科学と数学の接点に惹かれて
氏名:吉田 清
専攻:数理分子生命理学専攻
職階:教授
専門分野:偏微分方程式論
略歴:
68年 京都大学理学部数学科 卒業
71年 広島大学大学院理学研究科数学専攻修士課程 終了
71〜82年 広島大学理学部数学 助手
82〜90年 熊本大学理学部数学 助教授
90〜05年 広島大学総合科学部数理情報 教授
06年〜 組織替えにより理学研究科に編入
幼少時代
我々の幼少時代に、湯川秀樹博士のノーベル賞受賞と言うニュースは、興奮するものでした。また当時、昆虫採集というのは、少年の遊びのひとつでありました。

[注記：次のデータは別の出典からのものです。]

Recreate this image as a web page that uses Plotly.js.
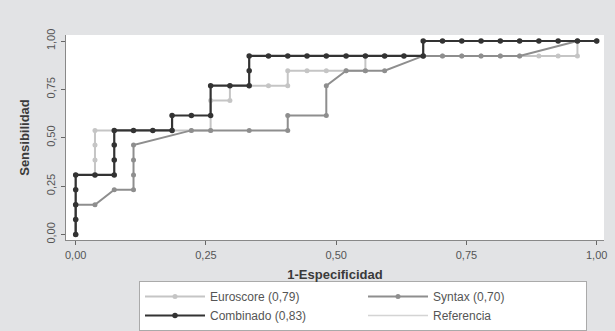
<!DOCTYPE html>
<html>
<head>
<meta charset="utf-8">
<script src="https://cdn.plot.ly/plotly-3.0.1.min.js"></script>
<style>
html,body{margin:0;padding:0;background:#e2e3e5;}
#chart{width:615px;height:331px;}
.legend .traces{opacity:1 !important;}
</style>
</head>
<body>
<div id="chart"></div>
<script>
// 1-Especificidad / Sensibilidad
var euroscoreX = [0,0,0,0,0,0.037,0.037,0.037,0.037,0.074,0.111,0.148,0.185,0.222,0.259,0.259,0.296,0.296,0.333,0.370,0.407,0.407,0.444,0.481,0.519,0.556,0.556,0.593,0.630,0.667,0.704,0.741,0.778,0.815,0.852,0.889,0.926,0.963,0.963,1];
var euroscoreY = [0,0.077,0.154,0.231,0.308,0.308,0.385,0.462,0.538,0.538,0.538,0.538,0.538,0.538,0.538,0.692,0.692,0.769,0.769,0.769,0.769,0.846,0.846,0.846,0.846,0.846,0.923,0.923,0.923,0.923,0.923,0.923,0.923,0.923,0.923,0.923,0.923,0.923,1,1];

var syntaxX = [0,0,0,0.037,0.074,0.111,0.111,0.111,0.111,0.222,0.259,0.333,0.407,0.407,0.481,0.481,0.519,0.556,0.593,0.667,0.704,0.741,0.778,0.815,0.852,0.963,1];
var syntaxY = [0,0.077,0.154,0.154,0.231,0.231,0.308,0.385,0.462,0.538,0.538,0.538,0.538,0.615,0.615,0.769,0.846,0.846,0.846,0.923,0.923,0.923,0.923,0.923,0.923,1,1];

var combinadoX = [0,0,0,0,0,0.037,0.074,0.074,0.074,0.074,0.111,0.148,0.185,0.185,0.222,0.259,0.259,0.296,0.333,0.333,0.333,0.370,0.407,0.444,0.481,0.519,0.556,0.593,0.630,0.667,0.667,0.704,0.741,0.778,0.815,0.852,0.889,0.926,0.963,1];
var combinadoY = [0,0.077,0.154,0.231,0.308,0.308,0.308,0.385,0.462,0.538,0.538,0.538,0.538,0.615,0.615,0.615,0.769,0.769,0.769,0.846,0.923,0.923,0.923,0.923,0.923,0.923,0.923,0.923,0.923,0.923,1,1,1,1,1,1,1,1,1,1];

// reference diagonal: listed in the legend, not visible inside the plot of the reference
var referenciaX = [0,1];
var referenciaY = [0,1];

var seriesNames = ["Euroscore (0,79)", "Syntax (0,70)", "Combinado (0,83)", "Referencia"];
var tickVals = [0, 0.25, 0.5, 0.75, 1];
var tickText = ["0,00", "0,25", "0,50", "0,75", "1,00"];

var traces = [
  {x: referenciaX, y: referenciaY, name: seriesNames[3], mode: 'lines', legendrank: 4,
   visible: 'legendonly',
   line: {color: '#d4d4d4', width: 1.3}},
  {x: euroscoreX, y: euroscoreY, name: seriesNames[0], mode: 'lines+markers', legendrank: 1,
   line: {color: '#c5c5c5', width: 2}, marker: {color: '#c5c5c5', size: 5}},
  {x: syntaxX, y: syntaxY, name: seriesNames[1], mode: 'lines+markers', legendrank: 2,
   line: {color: '#8e8e8e', width: 2}, marker: {color: '#8e8e8e', size: 5}},
  {x: combinadoX, y: combinadoY, name: seriesNames[2], mode: 'lines+markers', legendrank: 3,
   line: {color: '#333333', width: 2.2}, marker: {color: '#333333', size: 5.5}}
];

var layout = {
  width: 615, height: 331,
  paper_bgcolor: '#e2e3e5',
  plot_bgcolor: '#ffffff',
  margin: {l: 66, r: 11, t: 35, b: 91, autoexpand: false},
  font: {family: 'Liberation Sans, Arial, sans-serif', color: '#555555'},
  showlegend: true,
  xaxis: {
    range: [-0.0186, 1.014],
    tickvals: tickVals, ticktext: tickText,
    ticks: 'outside', ticklen: 4, tickwidth: 1, tickcolor: '#666666',
    ticklabelstandoff: 1,
    showline: true, linecolor: '#888888', linewidth: 1,
    showgrid: false, zeroline: false, automargin: false,
    tickfont: {size: 11, color: '#555555'},
    title: {text: '1-Especificidad', font: {size: 13, color: '#3a3a3a', weight: 'bold'}, standoff: 9}
  },
  yaxis: {
    range: [-0.0284, 1.031],
    tickvals: tickVals, ticktext: tickText, tickangle: -90,
    ticks: 'outside', ticklen: 4, tickwidth: 1, tickcolor: '#666666',
    ticklabelstandoff: 2,
    showline: true, linecolor: '#888888', linewidth: 1,
    showgrid: false, zeroline: false, automargin: false,
    tickfont: {size: 11, color: '#555555'},
    title: {text: 'Sensibilidad', font: {size: 13, color: '#3a3a3a', weight: 'bold'}, standoff: 12}
  },
  legend: {
    orientation: 'h',
    x: 0.1357, xanchor: 'left',
    y: -0.2, yanchor: 'top',
    bgcolor: '#ffffff', bordercolor: '#aaaaaa', borderwidth: 1,
    entrywidth: 148, entrywidthmode: 'pixels',
    itemwidth: 60,
    font: {size: 12, color: '#555555'},
    traceorder: 'normal',
    itemclick: false, itemdoubleclick: false
  }
};

Plotly.newPlot('chart', traces, layout, {displayModeBar: false, staticPlot: true});
</script>
</body>
</html>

私もご多分に漏れず、中学卒業まで昆虫採集に夢中になっておりました。昆虫採集に凝って来ますと、その食草やら植物環境やらで、自然と植物に興味を持つようになりました。小学校高学年の時、黄アゲハの変種を採集し展示会に出品した折、この蝶に関して聞きたいことがあると、九州大学の昆虫学の先生が尋ねてこらたことがありました。その時、我が家で一泊され、いろいろな昆虫の話をして下さったことは、現在の仕事をするきっかけの一つになったかも知れません。楽しい思い出です。
中学時代
とにかく、科学に憧れておりました。部活は陸上部に所属しておりましたが、その他、科学クラブと言うのがあって、理科の先生の下で実験の手伝いをやっておりました。内容は、土壌調査でした。試薬など使って行う実験は、何か偉くなった気がし、ワクワクしたものです。この研究は市の代表に選ばれ、県大会に出場した覚えがありますが、そこでどのような評価を得たのか覚えておりません。
高校時代
この頃は文学に目覚め、文学書を読み、斜に構えておりました。文学のほか、湯川博士やアインシュタイン博士に憧れ、「物理学はいかに創られたか」「素粒子」「本の中の世界」などを読んだ記憶があります。「素粒子」などはさっぱり分かりませんでしたが、物理と化学は密接に関係しているのだと知りました。数学との出会いは、中学の時、気にもせずに読んだ「茶の間の数学」や高校の数学の先生から授業中に聞いた小平邦彦先生フィールズ賞受賞の話が、後の私の進路決定に影響していたのかもしれません。
大学進学後
大学は、何か科学がやりたい事もあって、理学部に行くことにしました。教養課程の間、数学の先生がユニークであったこともあって、数学科を専攻し、結局数学の研究が生涯の仕事となりました。実は、大学卒業して、すぐ数学を活かせる職業として、電子計算機プログラマーとなりました。今思うと無謀ではありましたが、アカデミックな職業に憧れて、すぐ会社を退職し、大学院に入り数学の勉強を本格的に始めました。その後、運良く、数学の研究のアカデミックポストを得ることができました。最初は純粋数学の研究を長い間やっていました。そのうち、応用数学の必要性が叫ばれるようになりましたので、私も応用数学をやろうと思い立ちました。しかし、急に方向転換しても、なかなか思うようには研究は進みませんが、やりがいがあります。今私が属しています数理分子生命理学専攻は「科学と数学の接点」に答えられる専攻だと思います。若い研究者が育って行くことを期待しております。